#606 Whatever gets you through
September 01st, 2019
Whatever Gets You Through: Twelve Survivors on Life after Sexual Assault
by Stacey May Fowles and Jen Sookfong Lee (editors), with a foreword by Jessica Valenti
Vancouver: Greystone Books, 2019
$22.95 / 9781771643733
Reviewed by Kimberly Webster and Chris Montoya
This book will piss you off. Who wants to be the perfect — or worse, the imperfect — victim? Who wants their loved one to be a victim? Further, who wants to be known for surviving sexual assault? It isn’t exactly a glorious claim to fame. This book makes you want to mentally bury the people who hurt you in a red anthill and never look back.
The stories paint a vivid, sometimes stomach-churning, picture of the torment that follows survivors of sexual assault. Whatever Gets You Through will draw those who have similar stories and provide a sense of inclusion. It may help some to realize that they are not alone in their battle. Those in relationships with survivors may gain an understanding of the daily internal and external struggles endured by the abused. As real and painful as a heart attack, many are never able to put their story of sexual assault into words.
As a survivor of abuse, I felt anxious when I opened the book. I was fearful that I would relive my experiences once again in full dying colour. I was met, however, with words that rang with such raw emotion (rage) and honest clarity that I felt an immediate common bond and a jigsaw-like jagged connection with the twelve survivors. There was no condescension or degradation knitted into their words, thoughts, and feelings.

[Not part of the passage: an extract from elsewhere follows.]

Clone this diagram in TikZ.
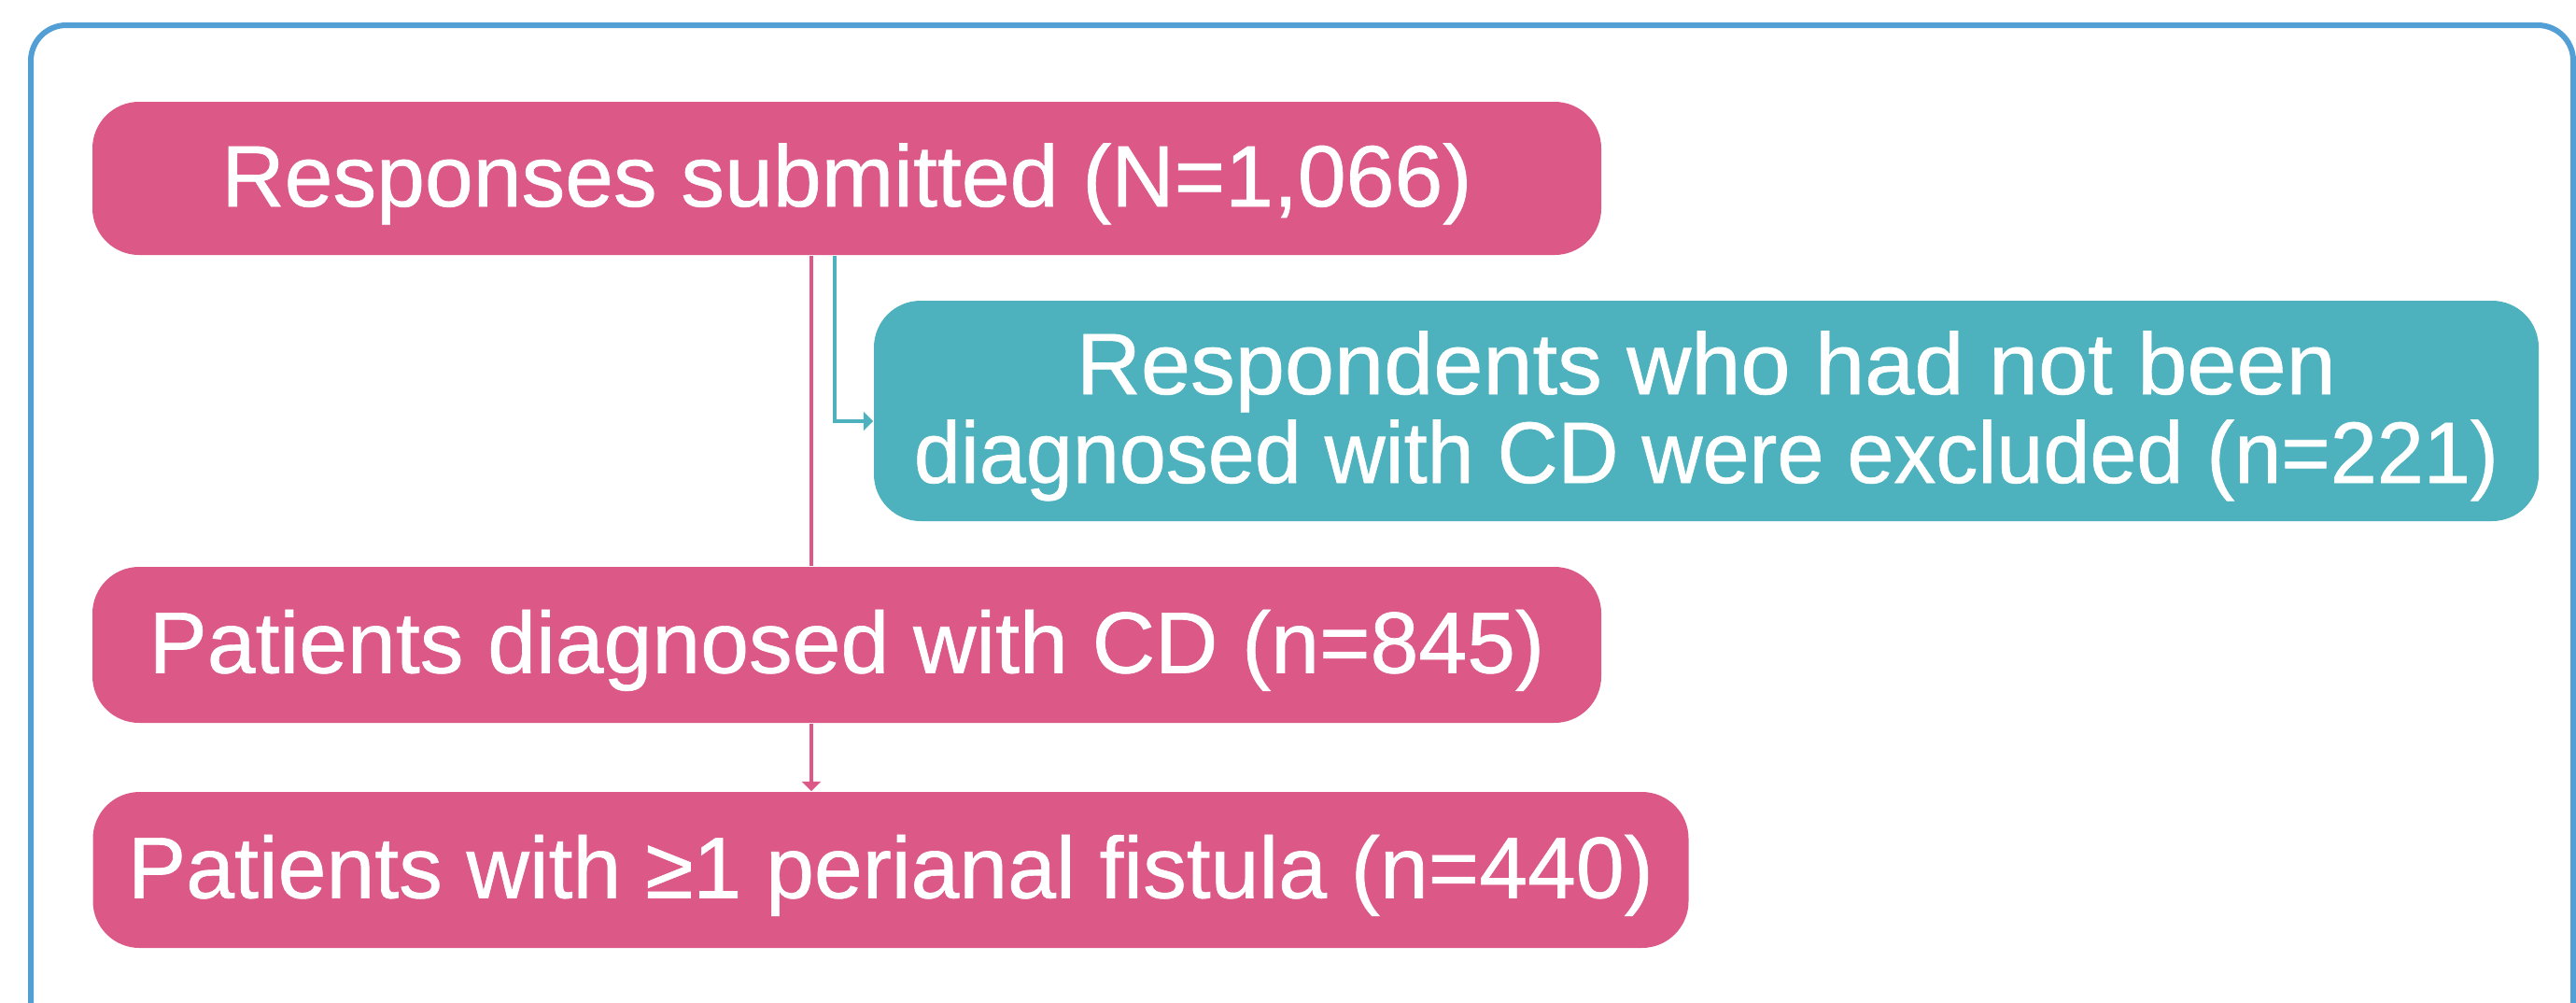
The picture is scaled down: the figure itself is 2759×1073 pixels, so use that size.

Only bare text woven on the tapestry of tragedy; sincere, straightforward threads of how they died and then survived the most savage and ruthless invasions of personal space I know.
When I first picked up the book and flipped through the pages I got angry, and then defensive. “I am not these women!” I thought. I fought with my thoughts.
In my mind: I was not broken. I was fine. My demon was denial and it had me. As I read the stories, page by page, I felt as though I had been repeatedly kicked and punched in the stomach. The first story left me angry, wondering why there were so many similarities between this “broken survivor” and myself. I almost threw the book in the trash.
The stories that followed that first account only reinforced one piercing, undeniable truth. Our thoughts are eerily synchronous. Why, in the presence of angry men, did I continue to sway to my demon’s music and to dance a dance I/we had never wanted to dance (ever)? I am these women. I am broken. But I am also like them in another way: I survived. My mind, like theirs, betrays me more than I would like to admit. I made it but so did they.
From the perspective of violated and discarded women, the effects of rape frequently manifest as physical symptoms of pain and fatigue, within, on, and throughout our minds and bodies. The minds and bodies of abused women have been screaming the same message across millennia. With that burning realization came the disgusting pungent stench of violation, all over again. Whenever I heard the atonal demonic music of my abusers, my mind would shut off and I would dance. Though my body ached and my feet bled I was pre-set to dance. Freud would term this defence mechanism societal sublimation. Then, just as I was about to sublimate things under the proverbial “I am a good survivor” rug (as per usual), I saw the bigger picture and thought perhaps I should direct the anger outward. “Fuck this.” These perverted men from my past are not holding onto MY BODY or MY MIND for one more year, one more week, one more day, one more HOUR. I will not let the demons win. I will get up. I will live again.
You’ve gone out too far from shore in your boat. Rape is the storm that hits, sudden and inescapable. God is the lighthouse. This book can be one map to help get to shore. They can violate your body, but they can’t touch your soul. Joy always prevails. May I suggest two other books that should be read in conjunction with this nasty piece of pithy narrative? The first is Battlefield of the Mind: Winning the Battle in your Mind, by Joyce Meyer (Warner Books, 2002), and Bounce Back Creating Resilience from Adversity, by Reva Nelson (Words.Worth, 1997). At first blush both opposing camps may be horrified by the stark contrast; however, having lived through the personal hell of abuse I feel that both sides have something to bring to the table.
Kimberly Webster (review author) is a 4th year student at Thompson Rivers University with a major in psychology and a minor in English. She worked previously as a tertiary acute psychiatric care worker. She is a mother of four with a man-child. She is passionate about God, guns, good mental health, and photography. She has run her own photography business since 2008. She loves singing and music although she can’t sing in front of anyone to save her life. She is a survivor of sexual assault, substance abuse, and teenage pregnancy 😉 She still battles on. Christopher Montoya (co-author) received his doctorate in brain-based psychology at the University of Calgary in 1988. As a Natural Science and Engineering Research Council of Canada (NSERC) Postdoctoral Research Fellow he had the privilege to lecture at the University of Cambridge at the Downing College Department of Experimental Psychology research facility from 1988 to 1990 in the area of brain-based motivation. Dr. Montoya is a past stem cell researcher, inventor, and published author. Chris has been employed at Thompson Rivers University for over 28 years and holds the rank of Tenured Senior Lecturer.